Intervention de Odette Terrade

Réunion du 12 mai 2011 à 9h30
Collectivités régies par l'article 73 de la constitution et collectivités de guyane et de martinique — Discussion en procédure accélérée d'un projet de loi organique et d'un projet de loi dans les textes de la commission

Photo de Odette TerradeOdette Terrade :

Un tel choix nous conduit à nous interroger sur les prolongements que ce projet de loi pourra connaître à moyen terme.

Ce que les événements des mois de février et mars 2009 ont prouvé, c’est que les sociétés ultramarines étaient marquées par de profondes inégalités sociales. Un sentiment non pas de fatalité devant l’état des choses, mais de blocage et d’absence de promotion sociale et/ou individuelle y est largement partagé.

Ainsi, pour la Martinique, ce mouvement a révélé, de manière évidente, que l’ensemble du commerce et une bonne partie des activités productrices étaient, de fait, contrôlés par un nombre extrêmement réduit de personnes, pour ne pas dire de familles, le plus souvent issues des anciennes lignées de planteurs ou d’une immigration plus récente venue de métropole, et que cette concentration s’opérait au détriment du plus grand nombre.

Si l’évolution statutaire et institutionnelle de la Martinique ne conduit nullement à modifier la situation des pouvoirs économiques et les rapports sociaux et si elle n’offre pas à la jeunesse locale, enfin, les moyens de développer pleinement ses potentiels et ses projets, elle n’aura pas servi à grand-chose. Pis, elle risquera fort de rendre la population méfiante envers toute autre évolution ultérieure et envers le mode de fonctionnement institutionnel qui lui est ici proposé.

La même observation vaut, bien entendu, pour la Guyane, où les problématiques urbaines, comme la protection et de la valorisation des espaces, se posent avec une acuité particulière.

En effet, sur un territoire où l’on compte 30 % de chômeurs – un taux encore plus élevé frappant les femmes et les jeunes, comme d’habitude –, où un grand nombre de logements sont encore dépourvus du confort le plus élémentaire, où de nombreux jeunes sortent du système scolaire sans la formation et les acquis leur permettant de prendre la place qu’ils méritent dans la société, il faudra sans doute autre chose qu’un simple ajustement institutionnel.

Si cette évolution peut conduire à d’autres changements, plus importants, pour les Guyanais, elle sera positive.
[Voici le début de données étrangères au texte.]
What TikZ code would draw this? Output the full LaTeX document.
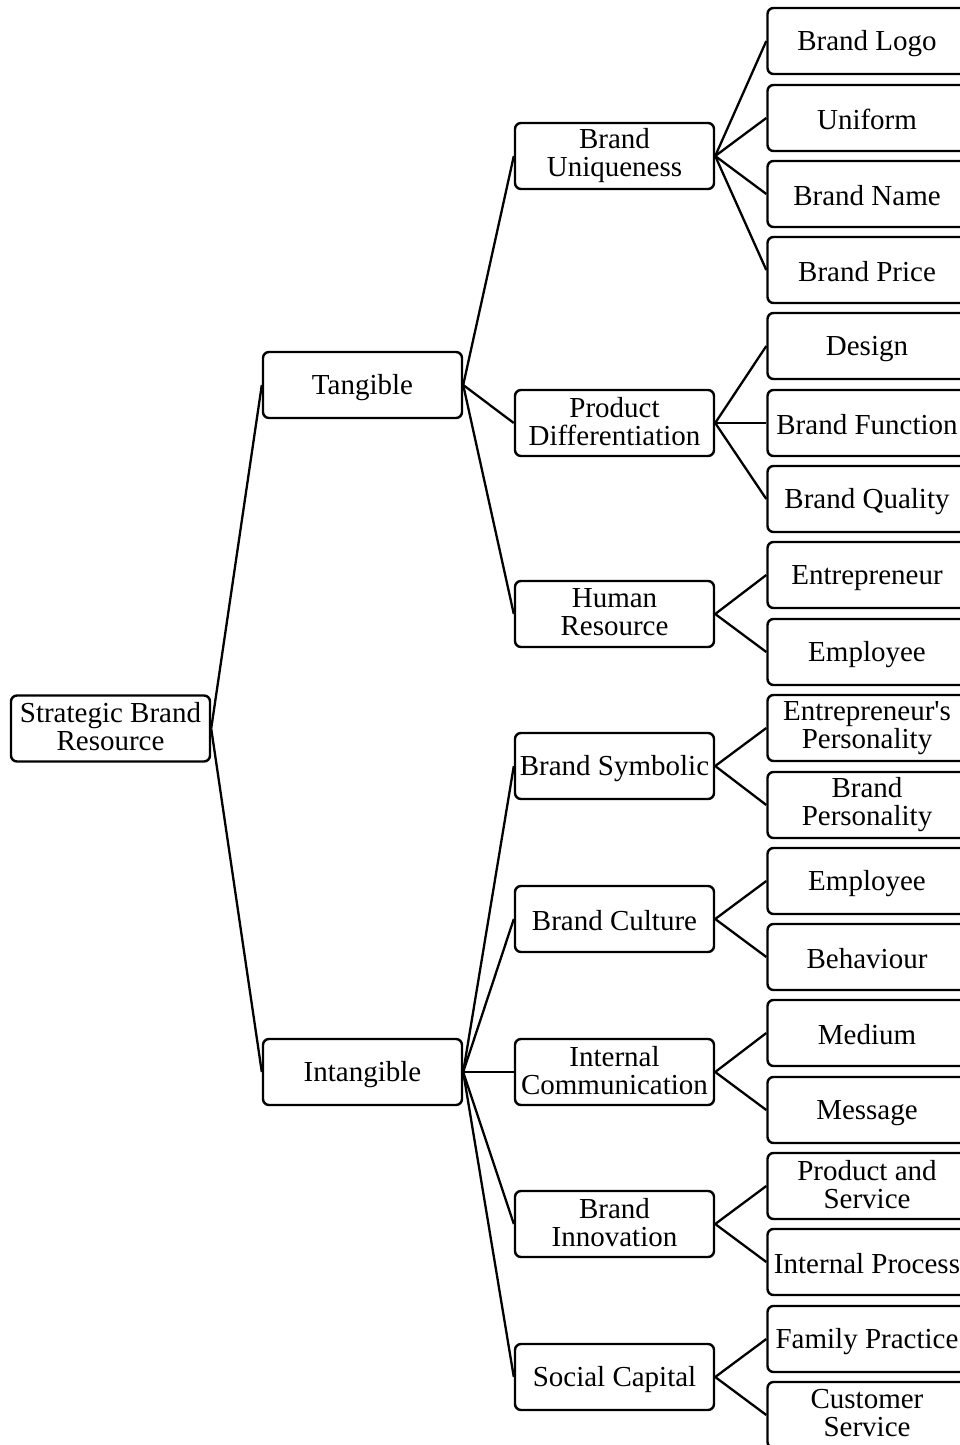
\documentclass[tikz,border=0pt]{standalone}
\usepackage{fontspec}
\setmainfont{Liberation Serif}

\tikzset{
	res/.style={draw, line width=2.4pt, rounded corners=6pt, align=center, inner sep=0pt,
		minimum width=199pt, minimum height=66pt, font=\fontsize{29}{28}\selectfont,
		execute at begin node={\rule{0pt}{26pt}},
		execute at end node={\rule[-4pt]{0pt}{4pt}}},
	link/.style={line width=2.3pt}
}

\begin{document}
\begin{tikzpicture}[x=1pt, y=-1pt]
				% Frame
				\useasboundingbox (0,0) rectangle (960,1445);
				\clip (0,0) rectangle (960,1445);
				\fill[white] (0,0) rectangle (960,1445);

				% Root
				\node[res] (sbr) at (110.5,728.5) {Strategic Brand\\Resource};

				% Level 1
				\node[res] (tan) at (362.5,385) {Tangible};
				\node[res] (intan) at (362.5,1072) {Intangible};

				% Level 2
				\node[res] (uniq) at (614.5,156) {Brand\\Uniqueness};
				\node[res] (diff) at (614.5,423) {Product\\Differentiation};
				\node[res] (human) at (614.5,614) {Human\\Resource};
				\node[res] (symb) at (614.5,766) {Brand Symbolic};
				\node[res] (cult) at (614.5,919) {Brand Culture};
				\node[res] (comm) at (614.5,1072) {Internal\\Communication};
				\node[res] (innov) at (614.5,1224) {Brand\\Innovation};
				\node[res] (social) at (614.5,1377) {Social Capital};

				% Level 3
				\node[res] (logo) at (867,41) {Brand Logo};
				\node[res] (unif) at (867,118) {Uniform};
				\node[res] (name) at (867,194) {Brand Name};
				\node[res] (price) at (867,270) {Brand Price};
				\node[res] (design) at (867,346) {Design};
				\node[res] (func) at (867,423) {Brand Function};
				\node[res] (qual) at (867,499) {Brand Quality};
				\node[res] (entr) at (867,575) {Entrepreneur};
				\node[res] (empl) at (867,652) {Employee};
				\node[res] (epers) at (867,728) {Entrepreneur\textquotesingle s\\Personality};
				\node[res] (bpers) at (867,805) {Brand\\Personality};
				\node[res] (emplb) at (867,881) {Employee};
				\node[res] (behav) at (867,957) {Behaviour};
				\node[res] (medium) at (867,1033) {Medium};
				\node[res] (msg) at (867,1110) {Message};
				\node[res] (prod) at (867,1186) {Product and\\Service};
				\node[res] (proc) at (867,1262) {Internal Process};
				\node[res] (family) at (867,1339) {Family Practice};
				\node[res] (cust) at (867,1415) {Customer\\Service};

				% Root links
				\draw[link] (sbr.east) -- (tan.west);
				\draw[link] (sbr.east) -- (intan.west);

				% Tangible links
				\draw[link] (tan.east) -- (uniq.west);
				\draw[link] (tan.east) -- (diff.west);
				\draw[link] (tan.east) -- (human.west);

				% Intangible links
				\draw[link] (intan.east) -- (symb.west);
				\draw[link] (intan.east) -- (cult.west);
				\draw[link] (intan.east) -- (comm.west);
				\draw[link] (intan.east) -- (innov.west);
				\draw[link] (intan.east) -- (social.west);

				% Level 3 links
				\draw[link] (uniq.east) -- (logo.west);
				\draw[link] (uniq.east) -- (unif.west);
				\draw[link] (uniq.east) -- (name.west);
				\draw[link] (uniq.east) -- (price.west);
				\draw[link] (diff.east) -- (design.west);
				\draw[link] (diff.east) -- (func.west);
				\draw[link] (diff.east) -- (qual.west);
				\draw[link] (human.east) -- (entr.west);
				\draw[link] (human.east) -- (empl.west);
				\draw[link] (symb.east) -- (epers.west);
				\draw[link] (symb.east) -- (bpers.west);
				\draw[link] (cult.east) -- (emplb.west);
				\draw[link] (cult.east) -- (behav.west);
				\draw[link] (comm.east) -- (medium.west);
				\draw[link] (comm.east) -- (msg.west);
				\draw[link] (innov.east) -- (prod.west);
				\draw[link] (innov.east) -- (proc.west);
				\draw[link] (social.east) -- (family.west);
				\draw[link] (social.east) -- (cust.west);
\end{tikzpicture}
\end{document}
Si tel n’est pas le cas, elle disqualifiera durablement toute tentative d’évolution qui ne s’appuierait pas sur une priorité accordée à la question sociale et aux problèmes économiques.

Ce constat nous amène, en particulier, à souligner le problème, sous-jacent, des moyens financiers dévolus aux nouvelles collectivités. Le regroupement des conseils généraux et régionaux provoque naturellement la fusion des compétences dévolues aux deux structures, mais aussi, évidemment, celle de leurs ressources propres, singulièrement des dotations budgétaires en vigueur.

Il nous a été indiqué que, parmi les objectifs du texte, figurait, notamment, la volonté de réaliser des économies, en supprimant les doublons. Je ne sais pas si cette formule est nécessairement la bonne, en particulier quand on constate, ce qui est plus que regrettable, une tendance forte à la réduction de la ligne budgétaire unique dévolue au financement du logement – ce point a encore été souligné il y a peu de temps.

Je crains même que nous ne devions être extrêmement vigilants quant à la suite des opérations, d’autant que le risque de nouveaux « délestages » de l’État vers les nouvelles collectivités existe bien.

Madame la ministre, mes chers collègues, sur la foi de ces observations, vous comprendrez aisément que notre groupe attende la fin de la discussion des articles pour déterminer son vote global sur ces deux projets de loi.